Since Katz v. United States and its reinforcement by, and perhaps expansion in, Rakas v. Illinois, 439 U.S. 128, 143, 99 S. Ct. 421, 430, 58 L. Ed. 2d 387 (1978), both standing and the substantive scope of the Fourth Amendment are said to depend "not upon a property right in the invaded place but upon whether the person who claims the protection of the Amendment has a legitimate expectation of privacy in the invaded place." Id. at 143, 99 S. Ct. at 430. See also Katz v. United States, 389 U.S. at 361, 88 S. Ct. at 516 (Harlan, J., concurring). But just as, in Judge Henry Friendly's words, "(t)erming a particular area curtilage expresses a conclusion; it does not advance Fourth Amendment analysis," United States v. Arboleda, 633 F.2d 985, 992 (2d Cir. 1980), cert. denied, 450 U.S. 917, 101 S. Ct. 1362, 67 L. Ed. 2d 343 (1981), the problem with the "expectation of privacy" approach-the "expectation" language of which was taken from Justice Harlan's concurring opinion, the validity of which he subsequently came to doubt, see United States v. White, 401 U.S. 745, 786, 91 S. Ct. 1122, 1143, 28 L. Ed. 2d 453 (1971) (Harlan, J., dissenting)-is that the Katz formulation also "can, ultimately, lead to the substitution of words for analysis," id. As Professor Amsterdam teaches us, even while lauding the thrust of Katz as expanding rather than reconstructing the boundaries of Fourth Amendment protection, "(i)n the end, the basis of the Katz decision seems to be that the fourth amendment protects those interests that may justifiably claim fourth amendment protection." Amsterdam, Perspectives on the Fourth Amendment, 58 Minn. L. Rev. 349, 385 (1974). Of course, as he adds, "this begs the question." Id.
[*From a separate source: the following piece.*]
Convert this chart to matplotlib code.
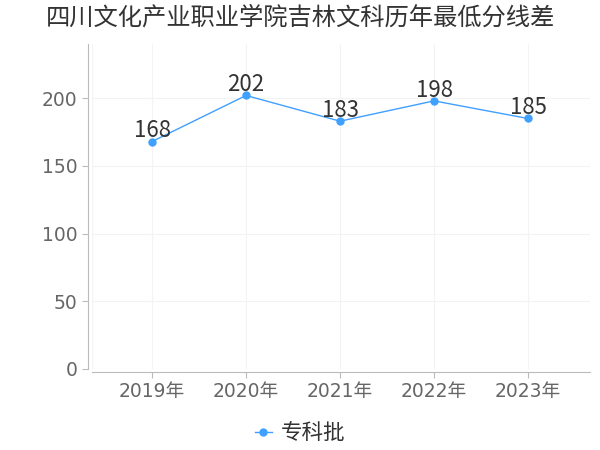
import matplotlib
matplotlib.use("Agg")
import matplotlib.pyplot as plt

plt.rcParams['font.family'] = ['DejaVu Sans', 'Noto Sans CJK SC']

# chart data
years = ['2019年', '2020年', '2021年', '2022年', '2023年']
scores = [168, 202, 183, 198, 185]
series_name = '专科批'
title = '四川文化产业职业学院吉林文科历年最低分线差'
line_color = '#3fa0ff'

fig = plt.figure(figsize=(6, 4.5), dpi=100)
ax = fig.add_axes([0.1533, 0.18, 0.83, 0.7222])

x = list(range(len(years)))
ax.plot(x, scores, color=line_color, lw=1, marker='o', ms=5, label=series_name)
for xi, v in zip(x, scores):
    ax.annotate(str(v), (xi, v), xytext=(0, 3), textcoords='offset points',
                ha='center', va='baseline', fontsize=16, color='#333333',
                family=['Noto Sans CJK SC'])

ax.set_xlim(-0.64, 4.66)
ax.set_ylim(0, 240)
ax.set_xticks(x)
ax.set_xticklabels(years)
ax.set_yticks([0, 50, 100, 150, 200])

# light grid
ax.grid(True, color='#f3f3f3', lw=0.8)
ax.set_axisbelow(True)
for v in [-0.64, 4.66]:
    ax.axvline(v, color='#f3f3f3', lw=0.8, zorder=0)

for s in ['top', 'right']:
    ax.spines[s].set_visible(False)
ax.spines['left'].set_position(('outward', 3))
ax.spines['bottom'].set_position(('outward', 2))
ax.spines['left'].set_color('#bbbbbb')
ax.spines['bottom'].set_color('#bbbbbb')
ax.tick_params(colors='#bbbbbb', labelcolor='#666666', labelsize=13.5, length=4)

fig.suptitle(title, fontsize=17.5, color='#333333', y=0.99,
             family=['Noto Sans CJK SC'])

fig.legend(loc='lower center', bbox_to_anchor=(0.5, -0.03), frameon=False,
           prop={'family': ['Noto Sans CJK SC'], 'size': 15.5},
           handlelength=0.8, handletextpad=0.4, labelcolor='#333333')

fig.savefig('out.png', dpi=100)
In other contexts I have indicated, and this court has held, that Professor Amsterdam's "regulatory" approach to the Fourth Amendment, requiring police rule-making so as to "confine police discretion within reasonable bounds," id. at 416, may make good sense. See United States v. Vasquez, 612 F.2d 1338, 1348 (2d Cir. 1979) (Oakes, J., dissenting) (airport search), cert. denied, 447 U.S. 907, 100 S. Ct. 2991, 64 L. Ed. 2d 857 (1980); United States v. Barbera, 514 F.2d 294 (2d Cir. 1975) (border search). Even if the Supreme Court were inclined to take this approach, however, which it has shown little sign of doing, but see Delaware v. Prouse, 440 U.S. 648, 663, 99 S. Ct. 1391, 1401, 59 L. Ed. 2d 660 (1979), it would be very difficult to devise a set of police rules that would cover the situation in the case at hand. Legal rules in such a case have a certain practical irrelevancy that brings to mind Michael Meltsner's observation that "no one feels so irrelevant as a lawyer in a shoot-out." See Amsterdam, supra, 58 Minn. L. Rev. at 378 (quoting M. Meltsner, Cruel & Unusual 36 (1973)). Perhaps this is what the Supreme Court is driving at in its references to "exigent circumstances"-the case is not amenable to pre-conceived rules.
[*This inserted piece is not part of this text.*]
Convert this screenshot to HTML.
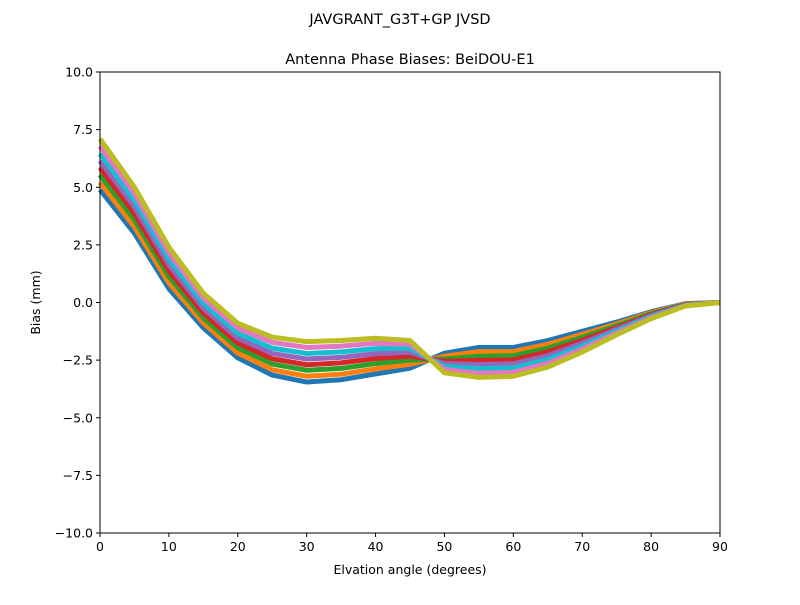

Martino's expectations of privacy were greatly diminished here, if present at all. Not only was the heroin left in a chair in a yard with the gate open and the chair visible through the fence, but Martino had invited DeFelice, the confidential informant, to the yard "for the specific purpose of executing a felonious sale of narcotics," Lewis v. United States, 385 U.S. 206, 210, 87 S. Ct. 424, 427, 17 L. Ed. 2d 312 (1966).1 Martino's backyard had thereby been "converted into a commercial center to which (an) outsider() (was) invited for purposes of transacting unlawful business," id. at 211, 87 S. Ct. at 427. Thus, had DeFelice been a government agent, he could have removed the heroin after the arrest. Id. at 210-11, 87 S. Ct. at 427. See also Boyd v. United States, 116 U.S. 616, 623-24, 6 S. Ct. 524, 528-29, 29 L. Ed. 746 (1886) (a search for and seizure of contraband is different from a search to obtain information); 21 U.S.C. § 881(a) (there is no property interest in controlled substances). As an informant, DeFelice may, I believe, be considered to have been acting as a government agent, see United States v. Valencia, 645 F.2d 1158, 1168-69 (2d Cir. 1980) (an informant is treated as an agent for entrapment purposes); what is sauce for the goose is sauce for the gander. In any event, agent Toal was simply following in DeFelice's footsteps, if not in his shoes.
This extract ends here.